Actively managed mutual fund advocates believe in the classic case that they can find bargains overseas, especially in emerging markets, where corporate reporting is weaker and stocks don't get as much analyst coverage. These markets are deemed "less efficient," and that is a creator of stock-picking opportunity.
"Information in emerging markets is not readily available, and therefore active management offers the information that comes from boots on the ground," said Doug Sheahan, president of ICCF Wealth Management in Winter Park, Florida.
But that argument is resonating with less people today, including investment professionals.
"The research continues to show that foreign markets are not less efficient than their developed counterparts, Mordy said. "That means that the opportunity to pick (index-beating) stocks in these markets is limited. Getting the big picture right should be the focus of investors, getting the right asset allocation." He added, "ETFs have colonized the world's asset classes, supplying efficient exposures to a variety of different investment sectors, themes. ... Creating portfolios with foreign exposures has never been more efficient."

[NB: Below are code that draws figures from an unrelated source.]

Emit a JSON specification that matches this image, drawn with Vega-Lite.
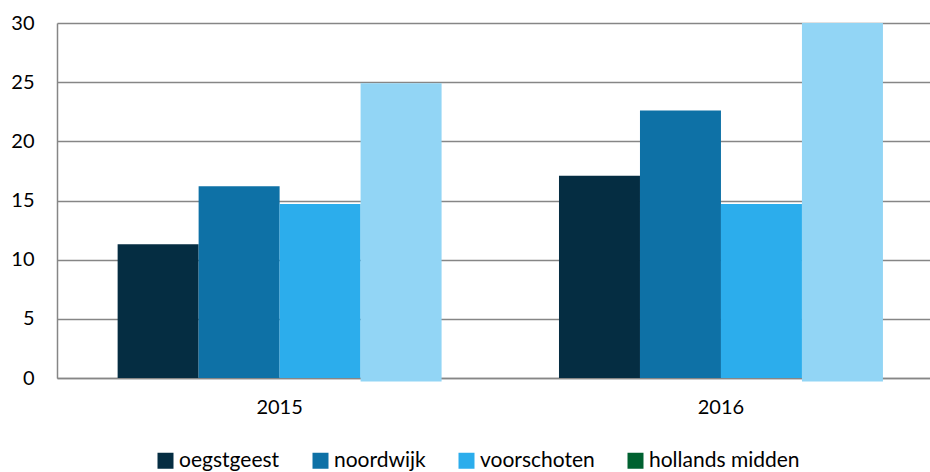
{
  "$schema": "https://vega.github.io/schema/vega-lite/v6.json",
  "width": 873,
  "height": 355,
  "autosize": {"type": "none"},
  "padding": {"left": 57, "top": 23, "right": 0, "bottom": 94},
  "background": "white",
  "config": {"view": {"stroke": null}, "font": "Lato"},
  "data": {
    "values": [
      {"year": "2015", "series": "oegstgeest", "value": 11.3, "base": 0},
      {"year": "2015", "series": "noordwijk", "value": 16.2, "base": 0},
      {"year": "2015", "series": "voorschoten", "value": 14.7, "base": 0},
      {"year": "2015", "series": "hollands midden", "value": 24.9, "base": -0.3},
      {"year": "2016", "series": "oegstgeest", "value": 17.1, "base": 0},
      {"year": "2016", "series": "noordwijk", "value": 22.6, "base": 0},
      {"year": "2016", "series": "voorschoten", "value": 14.7, "base": 0},
      {"year": "2016", "series": "hollands midden", "value": 30, "base": -0.3}
    ]
  },
  "encoding": {
    "x": {
      "field": "year",
      "type": "nominal",
      "scale": {"paddingInner": 0.266, "paddingOuter": 0.122, "align": 0.563},
      "axis": {
        "title": null,
        "labelAngle": 0,
        "ticks": false,
        "domainColor": "#868686",
        "domainWidth": 1.5,
        "labelFontSize": 20,
        "labelPadding": 19,
        "labelColor": "black"
      }
    },
    "xOffset": {
      "field": "series",
      "sort": ["oegstgeest", "noordwijk", "voorschoten", "hollands midden"],
      "scale": {"paddingInner": 0, "paddingOuter": 0}
    },
    "y": {
      "field": "value",
      "type": "quantitative",
      "scale": {"domain": [0, 30]},
      "axis": {
        "title": null,
        "values": [0, 5, 10, 15, 20, 25, 30],
        "grid": true,
        "gridColor": "#868686",
        "gridWidth": 1.5,
        "domain": true,
        "domainColor": "#868686",
        "domainWidth": 1.5,
        "ticks": false,
        "labelPadding": 23,
        "labelFontSize": 20,
        "labelColor": "black"
      }
    }
  },
  "layer": [
    {
      "mark": {"type": "bar"},
      "encoding": {
        "y2": {"field": "base"},
        "color": {
          "field": "series",
          "type": "nominal",
          "scale": {
            "domain": ["oegstgeest", "noordwijk", "voorschoten", "hollands midden"],
            "range": ["#052d42", "#0e71a6", "#2cadec", "#92d5f5"]
          },
          "legend": null
        }
      }
    },
    {
      "mark": {"type": "bar", "opacity": 0},
      "encoding": {
        "color": {
          "field": "series",
          "type": "nominal",
          "scale": {
            "domain": ["oegstgeest", "noordwijk", "voorschoten", "hollands midden"],
            "range": ["#052d42", "#0e71a6", "#2cadec", "#006130"]
          },
          "legend": {
            "orient": "none",
            "legendX": 98,
            "legendY": 427,
            "direction": "horizontal",
            "title": null,
            "symbolType": "square",
            "symbolSize": 256,
            "symbolOpacity": 1,
            "symbolStrokeWidth": 0,
            "labelFontSize": 21,
            "labelOffset": 3,
            "columnPadding": 30,
            "labelColor": "black"
          }
        }
      }
    }
  ],
  "resolve": {"scale": {"color": "independent"}}
}
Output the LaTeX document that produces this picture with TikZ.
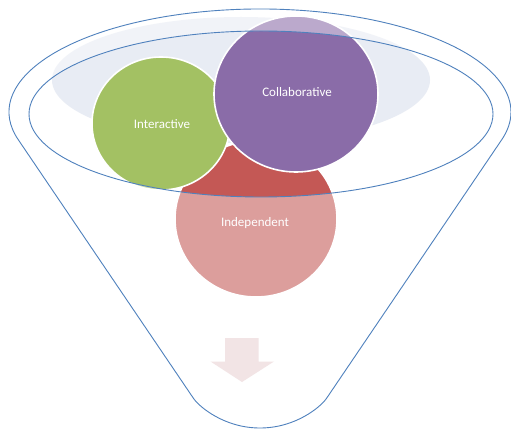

Active managers do tend to do better in the more obscure markets than in well-known ones but are routinely beaten by indexers nonetheless, according to Morningstar's Active/Passive Barometer studies, which consider funds that have survived for at least 10 years.
Index advocates say the issue for small investors is not whether there are stock pickers who can beat the indexers — there always are. Instead, it's whether the investor can figure which active funds won through skill rather than luck. And whether the active performance is better by enough to justify the uncertainty, worry and costs that could follow if the active manager lost his touch or left the fund.
Some of the world's most famous investors, including Buffett and Vanguard Group founder Jack Bogle, don't think it is necessary to invest in overseas stocks. They argue large-cap U.S. stocks are multinational in revenue and market exposure and that is enough. "Foreign sales account for roughly one-third of the aggregate revenue for the S&P 500 components," said David L. Wright, president of DollarBits.com, a Los Angeles-based personal finance firm.